TOKYO — Japan and Indonesia signed a pact on Tuesday allowing the transfer of Japanese defense equipment and technology to Jakarta as the two countries strengthen their military ties in the face of China’s increasingly assertive activity in the region.
The agreement came during “two plus two” security talks among the foreign and defense ministers of the two countries, which share concerns about China’s growing influence and territorial claims in the East and South China seas.
“It has become difficult to take for granted the premises that have supported the peace and prosperity of the international community,” Japanese Foreign Minister Toshimitsu Motegi said in opening remarks at the talks.

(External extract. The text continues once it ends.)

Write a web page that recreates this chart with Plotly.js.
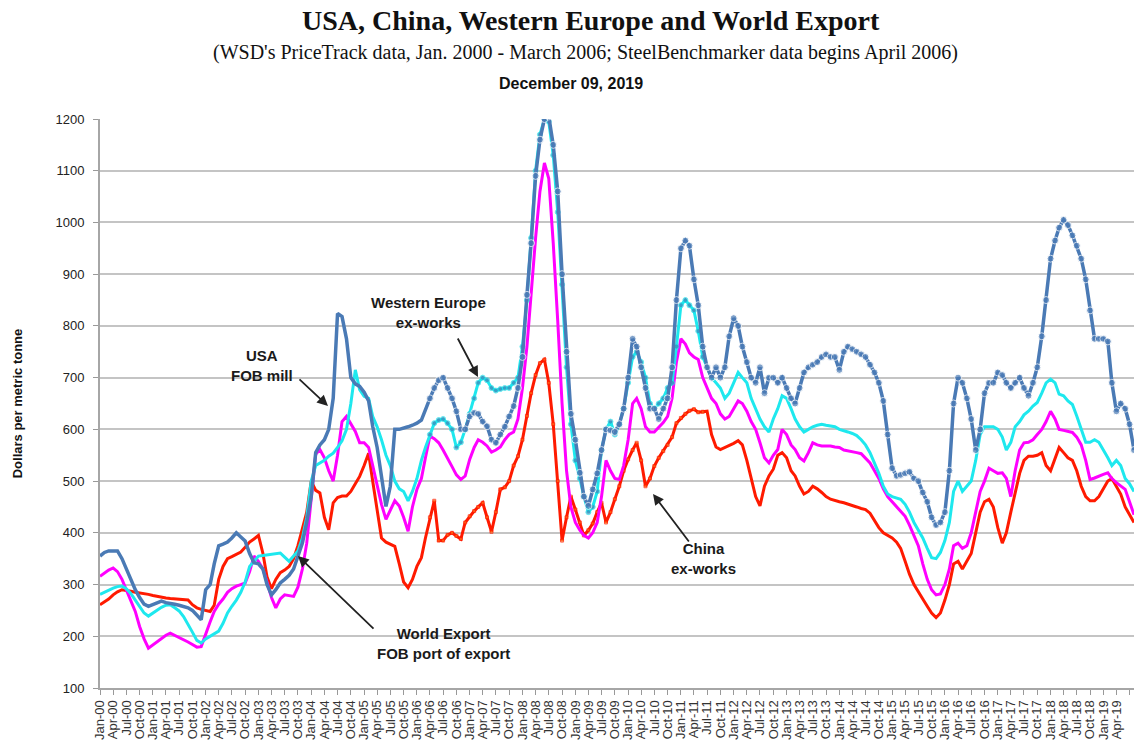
<!DOCTYPE html>
<html>
<head>
<meta charset="utf-8">
<script src="https://cdn.plot.ly/plotly-3.0.1.min.js"></script>
<style>html,body{margin:0;padding:0;background:#fff}#chart{width:1134px;height:745px}</style>
</head>
<body>
<div id="chart"></div>
<script>
// Monthly values, Jan 2000 onward (USD per metric tonne)
const startYear = 2000;
const usa = [
355,362,365,365,365,350,330,310,290,275,262,258,
262,266,268,265,264,262,260,258,255,250,242,232,
290,300,340,375,378,382,390,400,392,384,360,342,
340,330,300,280,290,303,310,318,330,355,380,420,
470,555,570,580,600,660,824,818,775,700,688,683,
672,655,606,565,510,451,490,600,600,602,605,608,
612,618,640,660,680,695,700,680,660,635,600,600,
625,632,630,615,606,580,574,590,605,625,645,680,
740,860,960,1090,1160,1200,1205,1150,1060,900,750,630,
580,516,470,452,484,515,560,600,598,595,610,640,
700,775,760,720,680,640,640,620,640,660,720,850,
950,965,955,890,840,760,720,700,720,700,720,780,
815,800,760,730,700,690,720,670,700,700,690,700,
680,660,650,680,710,720,725,730,740,745,740,740,
715,750,760,755,750,745,740,725,710,690,655,590,
525,510,512,515,518,505,500,478,460,430,415,420,
440,520,650,700,690,660,620,560,600,670,690,690,
710,705,690,680,690,700,680,665,690,720,780,850,
930,965,990,1005,995,975,955,930,890,830,775,775,
775,770,690,635,650,640,610,560];
const westernEurope = [
281,285,290,293,296,297,292,283,270,258,245,239,
245,252,256,260,261,255,249,238,224,208,192,187,
195,200,205,210,225,245,258,270,285,305,335,345,
355,356,357,358,360,361,353,345,355,365,390,430,
500,530,535,540,548,554,565,578,600,650,715,677,
664,660,625,605,580,550,530,500,485,480,462,480,
505,540,565,590,612,618,620,612,600,565,575,600,
630,660,690,700,695,680,675,678,680,680,690,700,
760,850,970,1100,1170,1200,1195,1130,1020,880,720,610,
540,505,470,440,450,480,560,600,615,590,610,640,
690,740,750,730,700,650,640,650,660,680,690,760,
840,850,840,830,790,740,720,700,690,680,660,670,
690,710,700,690,660,640,620,605,595,620,640,665,
660,640,620,605,595,600,605,608,610,608,606,605,
600,598,595,592,588,580,570,555,535,515,490,475,
470,468,465,455,440,420,405,390,370,352,350,362,
385,420,480,500,480,490,500,540,590,605,605,605,
600,585,560,575,605,615,628,635,645,652,670,690,
697,690,668,665,655,648,626,600,575,575,580,575,
561,545,530,540,530,505,495,480];
const worldExport = [
316,322,328,332,325,310,290,268,248,219,195,177,
183,190,196,202,206,202,198,194,189,184,179,180,
205,228,248,262,272,285,292,297,300,303,325,355,
345,330,305,275,255,272,280,278,277,295,330,380,
470,552,561,545,520,500,550,615,625,612,596,574,
574,565,529,495,455,426,445,462,452,430,403,450,
484,505,545,587,582,574,560,545,528,512,503,510,
542,565,580,575,568,556,560,566,580,590,595,620,
680,760,870,970,1060,1115,1085,960,810,650,520,450,
420,405,395,390,400,420,470,540,520,505,503,530,
580,650,660,640,605,595,595,605,613,625,660,730,
775,765,748,740,735,700,680,660,650,630,620,625,
640,655,650,635,615,600,574,545,535,550,561,600,
590,570,561,545,539,555,574,570,568,568,568,566,
565,560,558,556,555,553,545,535,520,505,485,470,
460,450,440,432,415,395,375,340,310,290,280,282,
300,330,375,380,370,375,400,440,480,500,525,520,
515,516,505,470,520,560,574,575,580,590,600,615,
635,620,600,598,596,594,585,570,540,503,506,510,
513,516,505,497,490,484,460,435];
const china = [
261,266,272,280,286,290,289,287,285,284,283,281,
279,277,275,274,273,272,271,271,270,261,255,252,
250,248,260,310,335,350,354,358,363,372,382,388,
395,360,315,292,310,323,328,335,350,375,410,440,
500,482,477,430,406,458,468,471,471,480,495,509,
530,554,500,440,390,382,378,374,340,305,294,310,
335,352,390,430,462,385,385,396,400,394,388,420,
432,442,450,458,430,402,440,484,488,500,530,548,
580,626,670,705,728,735,690,610,500,385,430,470,
445,420,395,405,418,440,458,420,440,465,490,520,
542,560,574,540,490,505,529,545,558,570,585,612,
622,630,636,639,633,634,635,590,566,561,565,568,
573,578,570,540,505,470,452,490,510,523,550,555,
545,520,510,490,475,480,490,485,478,470,465,462,
460,458,455,452,450,447,445,438,425,410,400,395,
390,382,370,345,320,300,285,272,258,245,236,245,
270,300,340,345,330,345,360,400,440,460,465,450,
410,380,400,440,480,515,540,548,548,550,555,530,
520,545,565,555,545,540,520,490,470,462,462,470,
485,500,505,490,475,450,435,420];

const months = usa.map((_, i) => {
  const y = startYear + Math.floor(i / 12), m = (i % 12) + 1;
  return y + '-' + String(m).padStart(2, '0') + '-01';
});
// marker visibility: SteelBenchmarker period (from April 2006)
const sbStart = 75;
const sizes = (from, to, s) => months.map((_, i) => (i >= from && i <= to) ? s : 0);

const traces = [
  {x: months, y: china, name: 'China ex-works', mode: 'lines+markers',
   line: {color: '#ff1a00', width: 3},
   marker: {color: '#ff7a1a', size: sizes(sbStart, 137, 3), symbol: 'square'}},
  {x: months, y: worldExport, name: 'World Export', mode: 'lines',
   line: {color: '#ff00ff', width: 3}},
  {x: months, y: westernEurope, name: 'Western Europe ex-works', mode: 'lines+markers',
   line: {color: '#1ee8ee', width: 3},
   marker: {color: '#3d86b8', size: sizes(sbStart, 137, 5), symbol: 'circle'}},
  {x: months, y: usa, name: 'USA FOB mill', mode: 'lines+markers',
   line: {color: '#4a7ab5', width: 3.5},
   marker: {color: '#4a7ab5', size: sizes(sbStart, 999, 7), symbol: 'circle'}}
];

const W = 1034, H = 569, L = 100, T = 119;
const px = x => (x - L) / W;
const py = y => (T + H - y) / H;
const arrow = (hx, hy, tx, ty) => ({
  xref: 'paper', yref: 'paper', x: px(hx), y: py(hy), ax: tx - hx, ay: ty - hy,
  text: '', showarrow: true, arrowhead: 2, arrowsize: 1.2, arrowwidth: 1.8, arrowcolor: '#222'
});
const label = (cx, cy, txt) => ({
  xref: 'paper', yref: 'paper', x: px(cx), y: py(cy), text: txt, showarrow: false,
  xanchor: 'center', yanchor: 'middle',
  font: {family: 'Liberation Sans, Arial', size: 15, color: '#1a1a1a'}, align: 'center'
});
const head = (cx, cy, txt, font) => ({
  xref: 'paper', yref: 'paper', x: px(cx), y: py(cy), text: txt, showarrow: false,
  font: font, xanchor: 'center', yanchor: 'middle'
});

const layout = {
  width: 1134, height: 745,
  margin: {l: L, r: 0, t: T, b: 745 - T - H},
  paper_bgcolor: '#fff', plot_bgcolor: '#fff',
  showlegend: false,
  font: {family: 'Liberation Sans, Arial', color: '#222'},
  xaxis: {
    type: 'date', range: ['2000-01-01', '2019-08-01'],
    tick0: '2000-01-01', dtick: 'M3', tickformat: '%b-%y', tickangle: -90,
    tickfont: {size: 13, color: '#333'}, ticks: 'outside', ticklen: 5, tickcolor: '#999',
    showline: true, linecolor: '#a6a6a6', linewidth: 2, showgrid: false, zeroline: false
  },
  yaxis: {
    range: [100, 1200], dtick: 100, tick0: 100,
    tickfont: {size: 13, color: '#222'}, ticks: 'outside', ticklen: 5, tickcolor: '#999',
    ticklabelstandoff: 6,
    showline: true, linecolor: '#a6a6a6', linewidth: 2,
    gridcolor: '#c4c4c4', gridwidth: 2, zeroline: false,
    title: {text: '<b>Dollars per metric tonne</b>', font: {size: 13, color: '#111'}, standoff: 30}
  },
  annotations: [
    head(591, 20, '<b>USA, China, Western Europe and World Export</b>',
         {family: 'Liberation Serif, Times New Roman', size: 28, color: '#111'}),
    head(585, 52, "(WSD's PriceTrack data, Jan. 2000 - March 2006; SteelBenchmarker data begins April 2006)",
         {family: 'Liberation Serif, Times New Roman', size: 20, color: '#111'}),
    head(571, 83, '<b>December 09, 2019</b>',
         {family: 'Liberation Sans, Arial', size: 16, color: '#111'}),
    label(262, 365, '<b>USA<br>FOB mill</b>'),
    label(428, 312, '<b>Western Europe<br>ex-works</b>'),
    label(703, 558, '<b>China<br>ex-works</b>'),
    label(443, 643, '<b>World Export<br>FOB port of export</b>'),
    arrow(328, 406, 298, 378),
    arrow(478, 377, 457, 337),
    arrow(653, 494, 690, 543),
    arrow(298, 556, 375, 630)
  ]
};

Plotly.newPlot('chart', traces, layout, {displayModeBar: false, staticPlot: true});
</script>
</body>
</html>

Motegi and Defense Minister Nobuo Kishi and their Indonesian counterparts, Retno Marsudi and Prabowo Subianto, also agreed to actively participate in multinational military exercises and jointly develop remote islands in the South China Sea.
The ministers “shared grave concern over the continuation and escalation of an attempt to change the status quo by force” and agreed on the importance of observing a rules-based maritime order and respect for international maritime laws, Japan’s Foreign Ministry said in a statement.
“Together we will maintain and strengthen a free and open maritime order,” Kishi said at a joint news conference after the talks. He said the two countries will speed up a decision on the details of Japanese exports of defense equipment to Indonesia.
The security talks come two weeks after Japan and its key ally, the United States, held security talks in which they condemned Chinese “coercion and aggression” toward its neighbors in Asia.
The Japanese and Indonesian ministers also shared “serious concern” over the killings of pro-democracy protestors by the Myanmar military, agreeing to closely cooperate in efforts to improve the situation in that country.